Ученый предполагает, что дело может дойти до формирования целых кварталов, которые будут жить по своим законам, и до новой волны ксенофобии.
«Миграция приносит и позитивные вещи, и негативные», — говорит Дмитрий Полетаев. — «Но у нас нет интеграционных программ, которые сглаживали бы острые негативные моменты. Дети мигрантов ходят с российскими детьми в одну школу. Они худо знают русский язык. Значит, учителя должны больше с ними заниматься. У них свои традиционные установки — значит, им нужно объяснять, что у нас и мальчики, и девочки — все равны. И учителя должны получать надбавку за дополнительную работу с этими детьми. Вот это интеграционная программа. Я московское правительство часто хвалю за миграционный центр в Сахарово, но когда я им говорю: как же насчет интеграционных программ? — мне отвечают: москвичи нас не поймут, если мы будем это делать. А по-моему, москвичи не поймут, если этого не делать».

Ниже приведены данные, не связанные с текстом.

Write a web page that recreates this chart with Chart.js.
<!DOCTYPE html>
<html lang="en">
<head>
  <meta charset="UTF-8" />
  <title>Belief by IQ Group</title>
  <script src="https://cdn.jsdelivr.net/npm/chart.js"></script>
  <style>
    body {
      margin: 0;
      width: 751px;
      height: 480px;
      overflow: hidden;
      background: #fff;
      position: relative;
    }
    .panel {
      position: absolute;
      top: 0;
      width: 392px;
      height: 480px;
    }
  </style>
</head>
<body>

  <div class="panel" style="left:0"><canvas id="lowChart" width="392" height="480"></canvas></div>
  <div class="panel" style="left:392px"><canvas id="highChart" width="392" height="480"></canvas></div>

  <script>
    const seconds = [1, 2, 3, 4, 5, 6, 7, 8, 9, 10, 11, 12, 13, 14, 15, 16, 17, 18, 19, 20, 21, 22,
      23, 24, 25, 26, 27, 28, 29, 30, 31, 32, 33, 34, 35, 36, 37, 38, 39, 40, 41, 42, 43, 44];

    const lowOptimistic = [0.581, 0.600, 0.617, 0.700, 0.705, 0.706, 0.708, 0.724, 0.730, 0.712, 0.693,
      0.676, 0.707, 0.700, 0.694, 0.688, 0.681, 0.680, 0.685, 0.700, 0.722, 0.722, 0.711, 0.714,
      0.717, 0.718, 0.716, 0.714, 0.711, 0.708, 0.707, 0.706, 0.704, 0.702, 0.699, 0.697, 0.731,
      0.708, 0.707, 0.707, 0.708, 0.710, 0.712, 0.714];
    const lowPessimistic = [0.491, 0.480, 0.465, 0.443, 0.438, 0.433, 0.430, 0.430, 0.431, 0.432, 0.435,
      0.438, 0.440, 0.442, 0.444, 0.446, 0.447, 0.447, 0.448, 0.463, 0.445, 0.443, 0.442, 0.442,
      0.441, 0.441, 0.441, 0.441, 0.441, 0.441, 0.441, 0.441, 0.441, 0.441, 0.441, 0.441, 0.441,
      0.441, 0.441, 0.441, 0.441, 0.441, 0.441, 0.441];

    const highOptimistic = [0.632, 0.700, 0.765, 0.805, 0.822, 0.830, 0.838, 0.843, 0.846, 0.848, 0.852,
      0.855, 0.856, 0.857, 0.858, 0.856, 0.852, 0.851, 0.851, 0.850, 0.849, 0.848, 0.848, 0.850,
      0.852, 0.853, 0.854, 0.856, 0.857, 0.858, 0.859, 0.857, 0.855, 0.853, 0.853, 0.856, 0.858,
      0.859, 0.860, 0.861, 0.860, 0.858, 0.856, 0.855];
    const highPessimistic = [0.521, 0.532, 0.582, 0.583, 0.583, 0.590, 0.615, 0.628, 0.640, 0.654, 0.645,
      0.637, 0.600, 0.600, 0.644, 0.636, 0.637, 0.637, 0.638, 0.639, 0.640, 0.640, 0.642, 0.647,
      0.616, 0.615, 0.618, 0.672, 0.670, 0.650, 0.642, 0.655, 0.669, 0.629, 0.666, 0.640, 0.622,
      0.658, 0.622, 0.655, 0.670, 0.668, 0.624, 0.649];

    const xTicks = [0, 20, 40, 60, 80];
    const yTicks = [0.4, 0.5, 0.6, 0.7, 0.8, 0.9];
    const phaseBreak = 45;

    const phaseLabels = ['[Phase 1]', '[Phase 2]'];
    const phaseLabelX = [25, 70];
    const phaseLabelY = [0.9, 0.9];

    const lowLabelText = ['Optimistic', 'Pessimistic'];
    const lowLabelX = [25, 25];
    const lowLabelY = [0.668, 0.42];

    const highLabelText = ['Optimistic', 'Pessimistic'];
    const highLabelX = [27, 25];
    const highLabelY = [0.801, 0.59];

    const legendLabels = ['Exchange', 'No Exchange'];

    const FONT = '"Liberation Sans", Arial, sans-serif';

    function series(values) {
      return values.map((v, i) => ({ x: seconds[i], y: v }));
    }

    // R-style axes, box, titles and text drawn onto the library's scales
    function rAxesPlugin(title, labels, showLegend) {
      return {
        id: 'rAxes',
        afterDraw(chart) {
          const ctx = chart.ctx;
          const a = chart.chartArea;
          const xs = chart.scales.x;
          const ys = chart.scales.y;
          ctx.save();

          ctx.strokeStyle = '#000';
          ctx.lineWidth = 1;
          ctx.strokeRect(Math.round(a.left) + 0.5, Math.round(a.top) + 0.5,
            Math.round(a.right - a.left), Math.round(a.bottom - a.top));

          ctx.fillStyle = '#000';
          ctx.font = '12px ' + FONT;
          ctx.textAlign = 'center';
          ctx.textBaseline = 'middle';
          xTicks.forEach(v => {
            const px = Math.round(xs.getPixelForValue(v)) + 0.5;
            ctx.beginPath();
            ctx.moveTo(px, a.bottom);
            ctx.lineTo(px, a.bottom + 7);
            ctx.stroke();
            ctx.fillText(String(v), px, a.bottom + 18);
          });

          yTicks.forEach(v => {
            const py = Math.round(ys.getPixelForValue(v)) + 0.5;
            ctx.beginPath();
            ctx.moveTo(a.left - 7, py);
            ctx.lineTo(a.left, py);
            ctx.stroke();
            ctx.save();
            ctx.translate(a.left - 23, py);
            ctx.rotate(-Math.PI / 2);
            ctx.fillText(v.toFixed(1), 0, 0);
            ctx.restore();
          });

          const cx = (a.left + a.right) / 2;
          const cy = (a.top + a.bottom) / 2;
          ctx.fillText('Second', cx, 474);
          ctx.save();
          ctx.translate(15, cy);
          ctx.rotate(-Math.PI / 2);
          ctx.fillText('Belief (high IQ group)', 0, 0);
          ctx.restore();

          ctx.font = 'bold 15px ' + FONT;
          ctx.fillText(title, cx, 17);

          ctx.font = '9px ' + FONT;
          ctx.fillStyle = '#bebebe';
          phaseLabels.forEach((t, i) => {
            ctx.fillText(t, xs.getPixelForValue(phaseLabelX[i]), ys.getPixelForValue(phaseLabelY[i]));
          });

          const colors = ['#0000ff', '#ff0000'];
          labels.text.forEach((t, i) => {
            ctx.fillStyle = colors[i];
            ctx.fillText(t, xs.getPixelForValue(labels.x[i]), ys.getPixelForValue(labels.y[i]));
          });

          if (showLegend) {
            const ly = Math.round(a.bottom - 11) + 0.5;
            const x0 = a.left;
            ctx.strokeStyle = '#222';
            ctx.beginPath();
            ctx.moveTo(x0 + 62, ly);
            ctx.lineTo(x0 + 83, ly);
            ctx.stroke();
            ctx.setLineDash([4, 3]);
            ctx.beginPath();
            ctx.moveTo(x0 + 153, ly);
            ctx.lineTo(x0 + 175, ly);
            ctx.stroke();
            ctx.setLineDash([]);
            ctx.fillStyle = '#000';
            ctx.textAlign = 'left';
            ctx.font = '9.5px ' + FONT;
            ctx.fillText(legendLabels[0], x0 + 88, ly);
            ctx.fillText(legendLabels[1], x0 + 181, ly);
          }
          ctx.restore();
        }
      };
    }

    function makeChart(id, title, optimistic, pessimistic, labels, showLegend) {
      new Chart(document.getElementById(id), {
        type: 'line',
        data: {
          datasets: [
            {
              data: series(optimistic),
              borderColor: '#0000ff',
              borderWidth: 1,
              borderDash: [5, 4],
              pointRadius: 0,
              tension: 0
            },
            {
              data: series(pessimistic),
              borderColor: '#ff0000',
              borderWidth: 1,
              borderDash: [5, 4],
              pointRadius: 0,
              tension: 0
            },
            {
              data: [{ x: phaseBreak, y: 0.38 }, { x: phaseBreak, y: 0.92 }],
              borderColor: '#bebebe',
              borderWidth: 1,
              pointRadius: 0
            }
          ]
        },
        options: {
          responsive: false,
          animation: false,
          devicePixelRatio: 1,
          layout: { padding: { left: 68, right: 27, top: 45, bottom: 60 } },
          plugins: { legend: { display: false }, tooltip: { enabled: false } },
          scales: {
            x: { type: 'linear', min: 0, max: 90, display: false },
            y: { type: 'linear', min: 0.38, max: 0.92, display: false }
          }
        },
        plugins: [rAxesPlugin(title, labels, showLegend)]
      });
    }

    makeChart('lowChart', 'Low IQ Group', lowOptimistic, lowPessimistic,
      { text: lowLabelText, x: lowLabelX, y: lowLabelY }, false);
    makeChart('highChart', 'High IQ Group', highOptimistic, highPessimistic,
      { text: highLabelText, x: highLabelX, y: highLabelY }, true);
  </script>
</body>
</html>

Исследования ВШЭ, впрочем, свидетельствуют, что мигранты стали существенно реже сталкиваться с негативным к себе отношением. Больше половины из них (54% в 2017 году, 53,4% в 2011-м) уверены, что «местные жители никогда не будут считать приезжих своими», однако мигранты стали чаще характеризовать отношения с местными как «хорошие» (81,8% в 2017 году против 72,1% в 2001-м) и существенно реже жаловаться на неприязненное отношение при трудоустройстве (8,9% против 23,5%) или в повседневном общении (5,9% против 15,3%).

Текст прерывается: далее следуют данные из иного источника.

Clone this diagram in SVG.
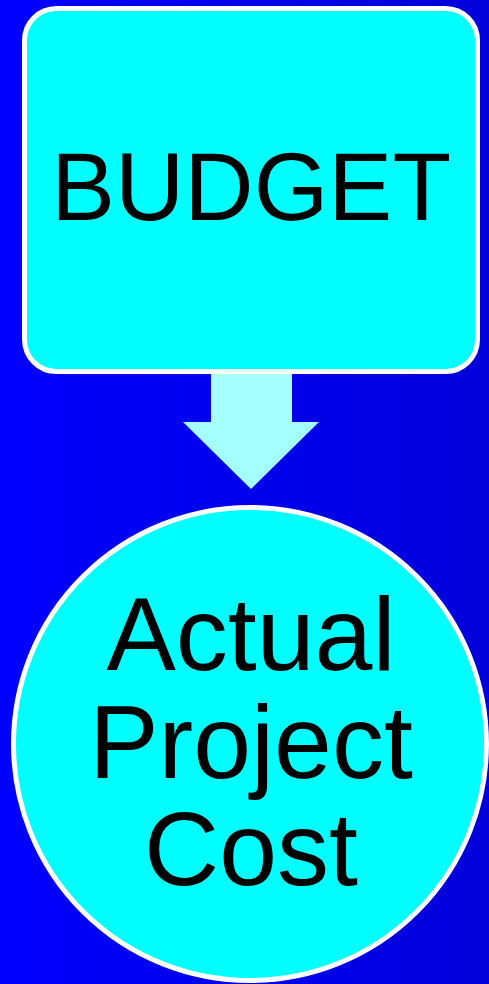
<svg xmlns="http://www.w3.org/2000/svg" width="489" height="984" viewBox="0 0 489 984">
<defs>
<linearGradient id="bg" x1="0" y1="0" x2="1" y2="0">
<stop offset="0" stop-color="#0000FF"/>
<stop offset="1" stop-color="#0000DA"/>
</linearGradient>
<style>
.node{fill:#00FFFF;stroke:#FFFFFF;stroke-width:5}
.lbl{font-family:"Liberation Sans",Arial,sans-serif;fill:#000000;text-anchor:middle}
</style>
</defs>
<rect x="0" y="0" width="489" height="984" fill="url(#bg)"/>
<g id="connectors">
<polygon points="211,372 292,372 292,422 319,422 251,489 183,422 211,422" fill="#A4FFFF"/>
</g>
<g id="budget">
<rect class="node" x="24.5" y="8.5" width="453" height="363" rx="32" ry="32"/>
<text class="lbl" x="251" y="220" font-size="96">BUDGET</text>
</g>
<g id="actual-cost">
<circle class="node" cx="250" cy="744" r="236.5"/>
<text class="lbl" x="251" y="670" font-size="104">Actual</text>
<text class="lbl" x="251" y="778" font-size="104">Project</text>
<text class="lbl" x="251" y="885" font-size="104">Cost</text>
</g>
</svg>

С другой стороны, по замечанию Михаила Денисенко, «хотя мигранты говорят, что отношения с местным населением хорошие», возможно, это просто отсутствие отношений плохих: «В обществе формируется прослойка, которая живет своей жизнью, на нашу непохожей. И некоторым представителям этой прослойки сложно войти в нашу жизнь по объективным причинам: это отсутствие знания языка и представления о незнакомой им культуре. И, возможно, действует такой принцип: есть мигранты, есть немигранты, они толерантны друг к другу, но по возможности стараются не общаться. Вероятно, у нас такая модель сложится. Не самая правильная модель».
Эта прослойка, однако, обещает быть довольно подвижной: среди выходцев из Средней Азии остаться в России навсегда мечтает меньшинство
Как мы видим, 65,5% мигрантов из Казахстана задумываются о том, чтобы остаться в России навсегда.
И, как говорит Денисенко, даже среди респондентов, желающих стать гражданами РФ (примерно треть выборки в целом), больше 20% хотели бы жить с этим гражданством не в России, а у себя на родине. Просто «российская пенсия, пособие по рождению ребенка, материнский капитал — все эти бонусы, которые нам кажутся несущественными или небольшими, существенны для бывших республик СССР».